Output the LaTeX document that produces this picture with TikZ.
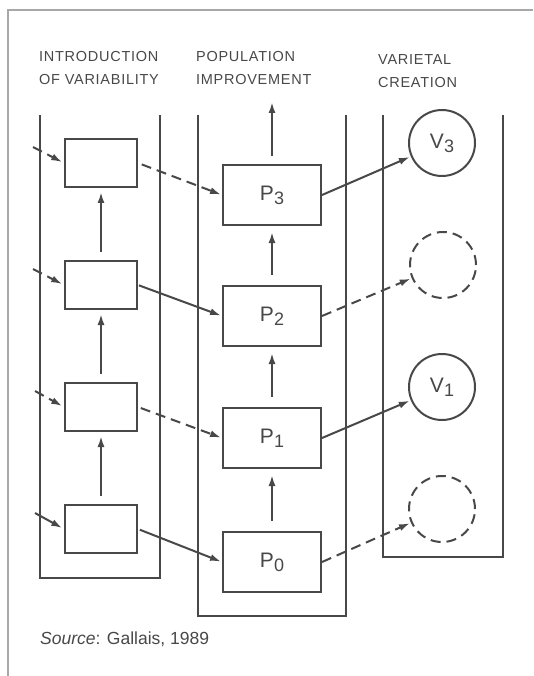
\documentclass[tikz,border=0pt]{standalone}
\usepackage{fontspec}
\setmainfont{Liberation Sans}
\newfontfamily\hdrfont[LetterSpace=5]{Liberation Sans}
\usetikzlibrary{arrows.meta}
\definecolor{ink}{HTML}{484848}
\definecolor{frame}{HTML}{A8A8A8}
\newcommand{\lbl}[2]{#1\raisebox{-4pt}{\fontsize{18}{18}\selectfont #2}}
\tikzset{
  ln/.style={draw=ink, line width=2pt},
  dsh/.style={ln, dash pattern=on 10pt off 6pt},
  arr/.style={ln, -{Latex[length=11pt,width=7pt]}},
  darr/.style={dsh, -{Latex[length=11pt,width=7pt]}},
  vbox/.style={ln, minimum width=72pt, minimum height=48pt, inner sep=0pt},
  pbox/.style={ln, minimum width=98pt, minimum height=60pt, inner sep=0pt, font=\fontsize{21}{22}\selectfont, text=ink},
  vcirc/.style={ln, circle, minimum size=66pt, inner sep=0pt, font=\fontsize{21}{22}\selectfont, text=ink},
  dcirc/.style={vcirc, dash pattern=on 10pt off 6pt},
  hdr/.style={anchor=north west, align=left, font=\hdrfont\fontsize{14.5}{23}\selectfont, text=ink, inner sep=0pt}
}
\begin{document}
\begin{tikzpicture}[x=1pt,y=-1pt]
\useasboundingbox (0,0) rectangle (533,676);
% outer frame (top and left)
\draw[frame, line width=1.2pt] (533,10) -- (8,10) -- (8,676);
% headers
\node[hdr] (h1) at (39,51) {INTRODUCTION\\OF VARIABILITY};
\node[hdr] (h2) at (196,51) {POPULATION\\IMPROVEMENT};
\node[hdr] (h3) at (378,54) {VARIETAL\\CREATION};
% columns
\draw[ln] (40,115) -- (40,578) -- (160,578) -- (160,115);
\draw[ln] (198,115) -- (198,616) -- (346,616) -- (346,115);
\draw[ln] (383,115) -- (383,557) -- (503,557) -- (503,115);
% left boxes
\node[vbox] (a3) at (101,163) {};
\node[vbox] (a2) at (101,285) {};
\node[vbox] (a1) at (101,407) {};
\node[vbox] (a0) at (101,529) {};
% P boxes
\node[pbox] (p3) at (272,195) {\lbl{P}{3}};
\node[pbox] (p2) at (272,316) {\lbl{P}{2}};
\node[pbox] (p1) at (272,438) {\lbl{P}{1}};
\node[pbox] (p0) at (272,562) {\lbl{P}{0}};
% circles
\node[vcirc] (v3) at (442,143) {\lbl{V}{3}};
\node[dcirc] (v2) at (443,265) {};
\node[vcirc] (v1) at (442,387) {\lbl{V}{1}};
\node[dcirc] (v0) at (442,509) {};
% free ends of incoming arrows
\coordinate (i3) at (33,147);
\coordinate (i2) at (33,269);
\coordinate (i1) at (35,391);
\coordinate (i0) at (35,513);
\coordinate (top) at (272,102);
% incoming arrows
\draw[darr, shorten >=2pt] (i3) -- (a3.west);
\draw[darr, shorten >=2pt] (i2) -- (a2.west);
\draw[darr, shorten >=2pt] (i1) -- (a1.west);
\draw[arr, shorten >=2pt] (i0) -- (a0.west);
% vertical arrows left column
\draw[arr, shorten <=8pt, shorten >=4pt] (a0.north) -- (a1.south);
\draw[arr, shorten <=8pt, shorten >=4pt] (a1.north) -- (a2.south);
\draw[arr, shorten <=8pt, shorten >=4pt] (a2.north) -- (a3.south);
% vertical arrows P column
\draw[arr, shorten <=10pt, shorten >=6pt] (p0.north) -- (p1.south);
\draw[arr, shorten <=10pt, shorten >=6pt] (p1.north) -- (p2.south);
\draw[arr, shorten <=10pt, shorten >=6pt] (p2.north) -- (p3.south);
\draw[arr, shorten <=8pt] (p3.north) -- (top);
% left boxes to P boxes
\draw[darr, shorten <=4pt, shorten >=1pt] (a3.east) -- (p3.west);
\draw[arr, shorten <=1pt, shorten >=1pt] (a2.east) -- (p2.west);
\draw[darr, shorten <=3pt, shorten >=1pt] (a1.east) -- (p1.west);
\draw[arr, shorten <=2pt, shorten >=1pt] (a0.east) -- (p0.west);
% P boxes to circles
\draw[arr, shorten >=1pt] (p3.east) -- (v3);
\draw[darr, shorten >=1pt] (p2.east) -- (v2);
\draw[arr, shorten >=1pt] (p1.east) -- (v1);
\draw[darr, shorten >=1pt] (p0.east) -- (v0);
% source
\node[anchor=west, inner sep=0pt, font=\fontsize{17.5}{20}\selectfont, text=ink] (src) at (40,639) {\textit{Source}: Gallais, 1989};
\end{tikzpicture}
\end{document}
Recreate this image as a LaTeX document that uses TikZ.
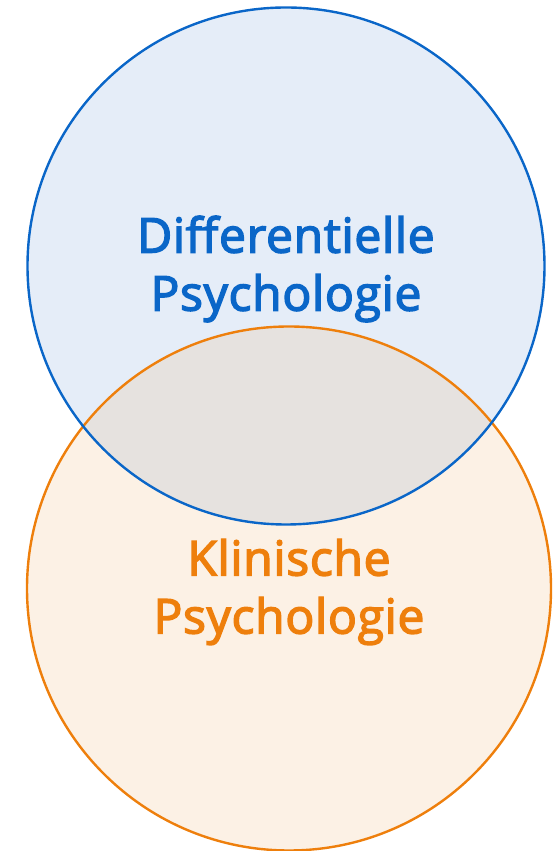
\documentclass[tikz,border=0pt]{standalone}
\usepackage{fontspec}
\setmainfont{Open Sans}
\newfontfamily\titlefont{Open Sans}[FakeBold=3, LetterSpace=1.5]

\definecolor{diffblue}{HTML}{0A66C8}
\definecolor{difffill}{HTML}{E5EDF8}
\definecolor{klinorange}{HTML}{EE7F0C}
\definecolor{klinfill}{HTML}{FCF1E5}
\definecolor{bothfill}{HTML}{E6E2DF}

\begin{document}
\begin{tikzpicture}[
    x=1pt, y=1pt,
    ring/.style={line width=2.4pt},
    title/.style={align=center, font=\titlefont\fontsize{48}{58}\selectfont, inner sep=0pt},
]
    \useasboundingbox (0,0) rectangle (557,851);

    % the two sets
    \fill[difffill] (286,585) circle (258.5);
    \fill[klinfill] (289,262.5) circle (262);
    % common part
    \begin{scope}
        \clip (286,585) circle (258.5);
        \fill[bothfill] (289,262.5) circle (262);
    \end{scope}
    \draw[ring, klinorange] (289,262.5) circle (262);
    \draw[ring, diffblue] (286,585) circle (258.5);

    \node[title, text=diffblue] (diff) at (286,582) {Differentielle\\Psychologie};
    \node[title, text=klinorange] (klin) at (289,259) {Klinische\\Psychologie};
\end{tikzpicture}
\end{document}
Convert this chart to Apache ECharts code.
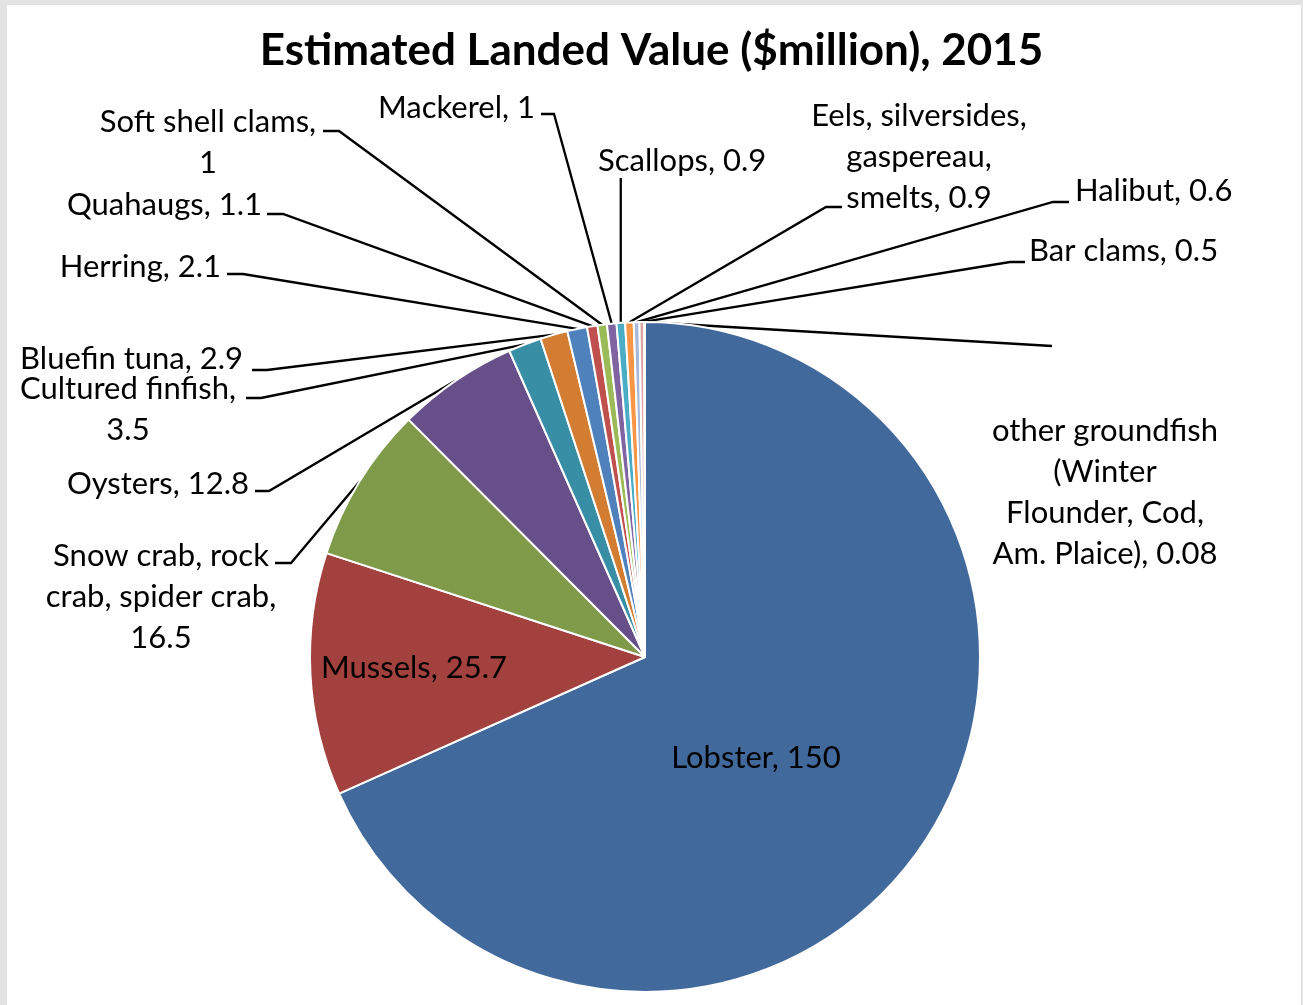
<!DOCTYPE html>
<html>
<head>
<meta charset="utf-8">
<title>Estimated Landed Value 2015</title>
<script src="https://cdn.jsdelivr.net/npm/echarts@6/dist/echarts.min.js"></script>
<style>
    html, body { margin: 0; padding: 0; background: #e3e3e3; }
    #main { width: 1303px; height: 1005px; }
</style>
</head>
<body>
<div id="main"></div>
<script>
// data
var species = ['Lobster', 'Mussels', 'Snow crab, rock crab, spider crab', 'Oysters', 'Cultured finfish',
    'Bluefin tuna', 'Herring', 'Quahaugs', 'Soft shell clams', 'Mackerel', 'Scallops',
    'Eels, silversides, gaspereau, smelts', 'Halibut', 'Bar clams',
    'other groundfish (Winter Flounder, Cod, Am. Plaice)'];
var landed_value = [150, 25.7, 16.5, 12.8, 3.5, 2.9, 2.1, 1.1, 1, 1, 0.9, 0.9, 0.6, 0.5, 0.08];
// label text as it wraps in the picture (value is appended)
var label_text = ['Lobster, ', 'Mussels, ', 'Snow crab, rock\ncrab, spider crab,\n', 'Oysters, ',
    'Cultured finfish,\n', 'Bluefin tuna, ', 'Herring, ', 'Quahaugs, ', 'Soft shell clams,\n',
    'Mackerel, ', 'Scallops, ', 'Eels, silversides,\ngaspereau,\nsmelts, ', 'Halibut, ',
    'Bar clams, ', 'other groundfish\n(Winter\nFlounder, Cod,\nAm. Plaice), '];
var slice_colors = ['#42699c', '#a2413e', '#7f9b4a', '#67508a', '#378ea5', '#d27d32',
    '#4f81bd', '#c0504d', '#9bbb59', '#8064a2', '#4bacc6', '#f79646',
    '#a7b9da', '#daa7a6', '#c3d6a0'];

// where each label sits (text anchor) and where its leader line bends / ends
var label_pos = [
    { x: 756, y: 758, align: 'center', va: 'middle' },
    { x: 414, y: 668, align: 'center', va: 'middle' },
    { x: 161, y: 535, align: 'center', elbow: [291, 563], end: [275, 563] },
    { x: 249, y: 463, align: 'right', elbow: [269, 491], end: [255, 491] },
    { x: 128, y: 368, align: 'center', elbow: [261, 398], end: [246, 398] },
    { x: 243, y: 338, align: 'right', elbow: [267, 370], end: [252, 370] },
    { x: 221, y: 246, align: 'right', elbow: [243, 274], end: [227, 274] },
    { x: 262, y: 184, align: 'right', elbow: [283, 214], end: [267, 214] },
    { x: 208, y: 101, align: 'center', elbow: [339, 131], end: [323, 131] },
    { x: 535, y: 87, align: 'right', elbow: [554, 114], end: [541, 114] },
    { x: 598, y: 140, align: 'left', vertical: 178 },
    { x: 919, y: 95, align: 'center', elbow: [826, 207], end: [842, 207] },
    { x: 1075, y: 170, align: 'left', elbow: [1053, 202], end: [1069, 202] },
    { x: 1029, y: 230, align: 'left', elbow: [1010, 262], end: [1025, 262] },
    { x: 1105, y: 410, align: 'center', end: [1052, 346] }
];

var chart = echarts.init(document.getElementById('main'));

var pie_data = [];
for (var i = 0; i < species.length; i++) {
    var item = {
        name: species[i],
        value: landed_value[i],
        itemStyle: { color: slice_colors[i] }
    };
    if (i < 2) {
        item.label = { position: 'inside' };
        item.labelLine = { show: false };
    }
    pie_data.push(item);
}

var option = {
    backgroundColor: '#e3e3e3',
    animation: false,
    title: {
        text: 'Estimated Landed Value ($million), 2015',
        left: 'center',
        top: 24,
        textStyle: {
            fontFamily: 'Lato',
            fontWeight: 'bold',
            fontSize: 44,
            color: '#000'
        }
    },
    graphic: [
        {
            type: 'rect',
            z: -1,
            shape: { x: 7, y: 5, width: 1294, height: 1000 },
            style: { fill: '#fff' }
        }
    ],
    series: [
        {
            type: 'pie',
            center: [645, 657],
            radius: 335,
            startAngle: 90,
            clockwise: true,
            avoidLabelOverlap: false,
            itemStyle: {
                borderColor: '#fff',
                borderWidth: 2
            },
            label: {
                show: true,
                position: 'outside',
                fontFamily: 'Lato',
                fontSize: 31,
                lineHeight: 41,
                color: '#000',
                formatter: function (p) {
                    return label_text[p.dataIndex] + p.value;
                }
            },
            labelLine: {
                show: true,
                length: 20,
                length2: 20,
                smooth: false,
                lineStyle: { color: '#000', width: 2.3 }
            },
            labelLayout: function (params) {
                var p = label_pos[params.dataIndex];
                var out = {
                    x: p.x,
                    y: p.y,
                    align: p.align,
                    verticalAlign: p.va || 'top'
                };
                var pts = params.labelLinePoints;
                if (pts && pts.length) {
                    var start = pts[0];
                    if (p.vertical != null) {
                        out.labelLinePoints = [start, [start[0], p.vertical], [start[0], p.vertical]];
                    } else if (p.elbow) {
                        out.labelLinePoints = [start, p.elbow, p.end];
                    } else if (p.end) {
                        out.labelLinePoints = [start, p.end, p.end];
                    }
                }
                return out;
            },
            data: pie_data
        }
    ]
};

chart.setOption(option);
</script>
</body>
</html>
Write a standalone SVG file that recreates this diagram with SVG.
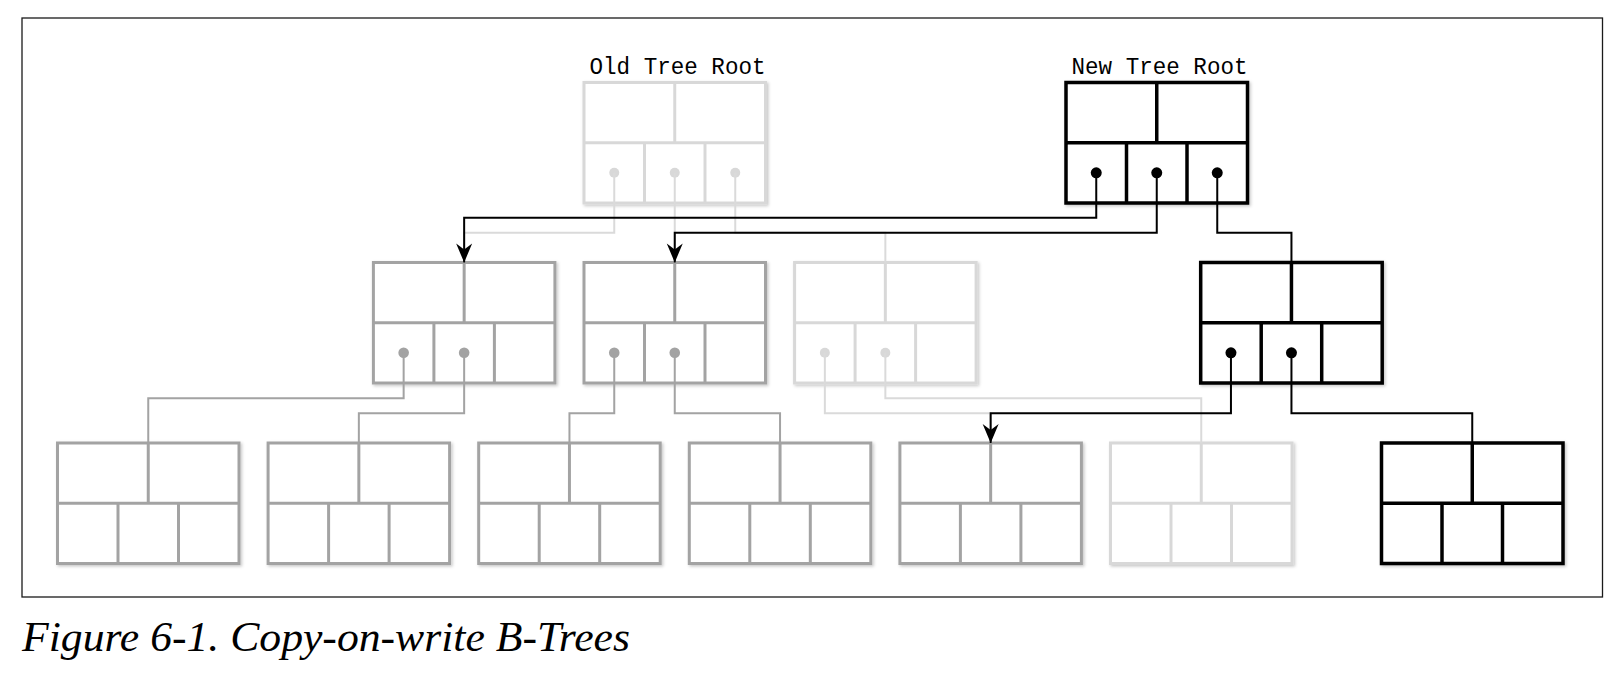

———

-- EXERCISE PROMPT --
Write out exactly the lines from the one that has "Recreate this image" down to the one that has "diffblue] (286,585) circle (258.5);", including both. Pictures stay out of the copy.

-- SOLUTION --
Recreate this image as a LaTeX document that uses TikZ.
\documentclass[tikz,border=0pt]{standalone}
\usepackage{fontspec}
\setmainfont{Open Sans}
\newfontfamily\titlefont{Open Sans}[FakeBold=3, LetterSpace=1.5]

\definecolor{diffblue}{HTML}{0A66C8}
\definecolor{difffill}{HTML}{E5EDF8}
\definecolor{klinorange}{HTML}{EE7F0C}
\definecolor{klinfill}{HTML}{FCF1E5}
\definecolor{bothfill}{HTML}{E6E2DF}

\begin{document}
\begin{tikzpicture}[
    x=1pt, y=1pt,
    ring/.style={line width=2.4pt},
    title/.style={align=center, font=\titlefont\fontsize{48}{58}\selectfont, inner sep=0pt},
]
    \useasboundingbox (0,0) rectangle (557,851);

    % the two sets
    \fill[difffill] (286,585) circle (258.5);
    \fill[klinfill] (289,262.5) circle (262);
    % common part
    \begin{scope}
        \clip (286,585) circle (258.5);
        \fill[bothfill] (289,262.5) circle (262);
    \end{scope}
    \draw[ring, klinorange] (289,262.5) circle (262);
    \draw[ring, diffblue] (286,585) circle (258.5);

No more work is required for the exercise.